Just a few possible personal answers to this for me are:
To create something new
To share my artistic self
To learn to make things
To engage with art tools
To meet friends
To attract mates
For revenge
To explore humanity, mine and others
To deepen one’s humanity
To discover internal resources and to devote them to transcending survival mode
To surpass my own limits
To learn a craft, any craft
To commune with natural processes (ink is largely carbon and water; paper is wood pulp.)
To be part of a tradition
To create and return to a ritual space
To annoy people
To impress people
To let me be me
To say, I was here.
You get the idea.
These form a sort of range from the social (meet friends, attract mates, revenge) to the personal mechanical development (learn a craft, engage with art tools) to the spiritual or semi-spiritual (to return to a ritual space, to discover internal resources), etc.
These answers are of course constantly blending. And with technology, the tools by which we make our work to serve these purposes are constantly changing.
I was raised knowing that the primary tool of my comics was ink, and the tools to get it on paper were primarily dip pens, technical pens, and markers.
Comics were black and white except when an extra expense could be justified, then they would be in color.
Often I began with ideas in pencils or ballpoint pen. Following my thoughts the way I learned in school- on lined paper, one thought after another.
And then drawing. I learned to love drawing in ink. It gave me what I wanted, which as a young artist, was largely the social desires of art, to meet people, to impress people, but also to understand humanity. Along with the ballpoint pen and paper, ink was one of the tools I used to interpret the world.
The photocopier was the next step. (Though perhaps I’m skipping scissors and gluestick.) With the photocopier, I could distribute my work, send it to people, meet more people, find my tribe, and say I was here.
The remarkable thing was how profound art making came to become for me, and how ancillary everything else became, even when they gave me the same goals: at parties I could meet people, at art fairs I could distribute the work, to readers who would know that I was here.
So what was different? What was different was I enjoyed art making, and it gave me deeper things. It connected me to my better self, it game a connection to silence, and my better thoughts and feelings. It allowed me to interpret the world and humanity more than I knew.
So I drew and drew more comics, still in ink with almost archaic sheets of shading film, and I even began to create with the photocopier, incorporating more collage into my work, especially the covers.
I graduated from photocopiers to offset printers, which work from photographic plates and enormous machines printing hundreds to thousands of copies at a time, cutting enormous sheets of paper into 16-page signatures which together combine into 48, or 64 page books. (I didn’t operate these machines, I sent my work to people who knew how to operate them, or to people who knew people who knew how to operate them.)
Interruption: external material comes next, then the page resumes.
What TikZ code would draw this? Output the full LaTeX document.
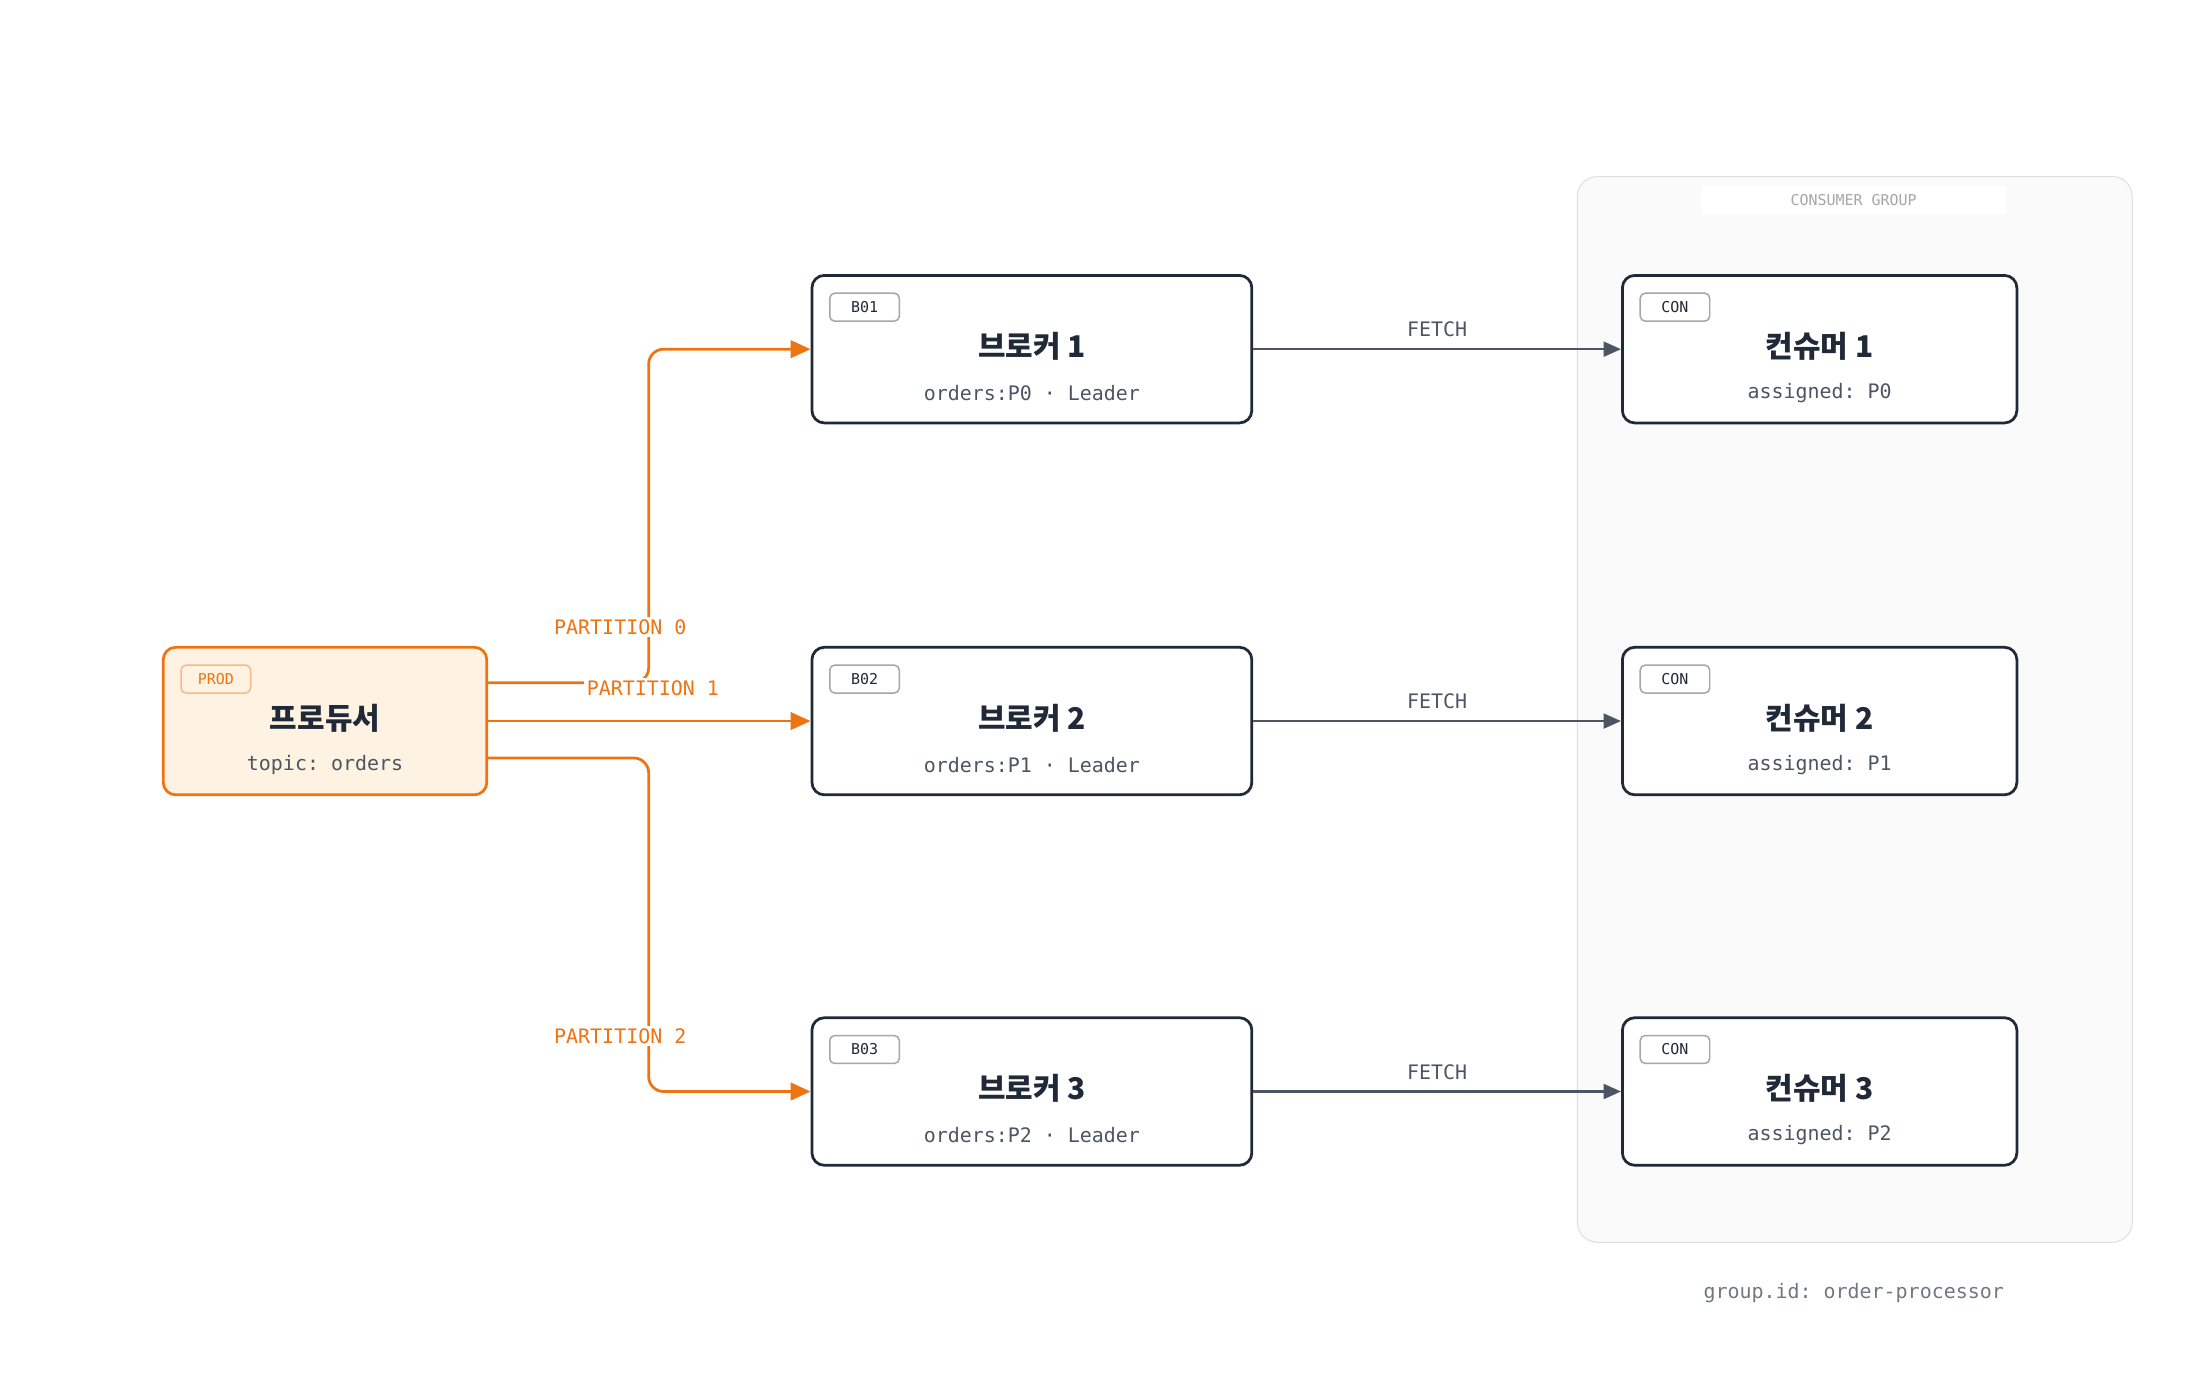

When the books were being printed, the artistic part of the job was done. My dealings with the technology was finished too. I provided the ideas, the ink on paper, the envelope and the stamp.
Readers today will know where this is heading. Desktop computers and Adobe Photoshop came along next, and soon books were finalized and prepped on them, and soon they were cleaned-up and distributed them, and eventually 100% created and submitted and distributed via computer.
So everything is faster and easier. We can undo mistakes. We can meet the social goals of art easier than ever. So easy that it’s easy to forget the other goals.
And now the new technologies raise other questions:
Are we engaging with tradition when we move from brush and ink to digital emulators of brush and ink, or are we subverting that tradition?
Can a ritual space be flat and instant, like a computer?
Am I surpassing my own limits if I let the computer handle so much of it? If I can “undo”?
Are we losing touch with our humanity when we forego 3-D tools, which humanity has worked with for 200,000 years, or are we deepening it?
Everyone has to answer these questions for themselves. And they still need to be asking, constantly, because technology is changing constantly, What is my art for?
I run a comics art school, and I’m old school, so I insist that the students learn ink.
Why?
To engage with the tradition, to engage with art tools and to learn a craft, any craft. It’s NOT the best way to meet the social goals of art any more. It’s not the best way to meet people, it’s not necessarily the best way to “explore humanity.”
When I ask myself that main question still, I find the answers constantly shifting, and in the work I am creating, now 30 years after my first photocopied mini-comic, I don’t always know the answers.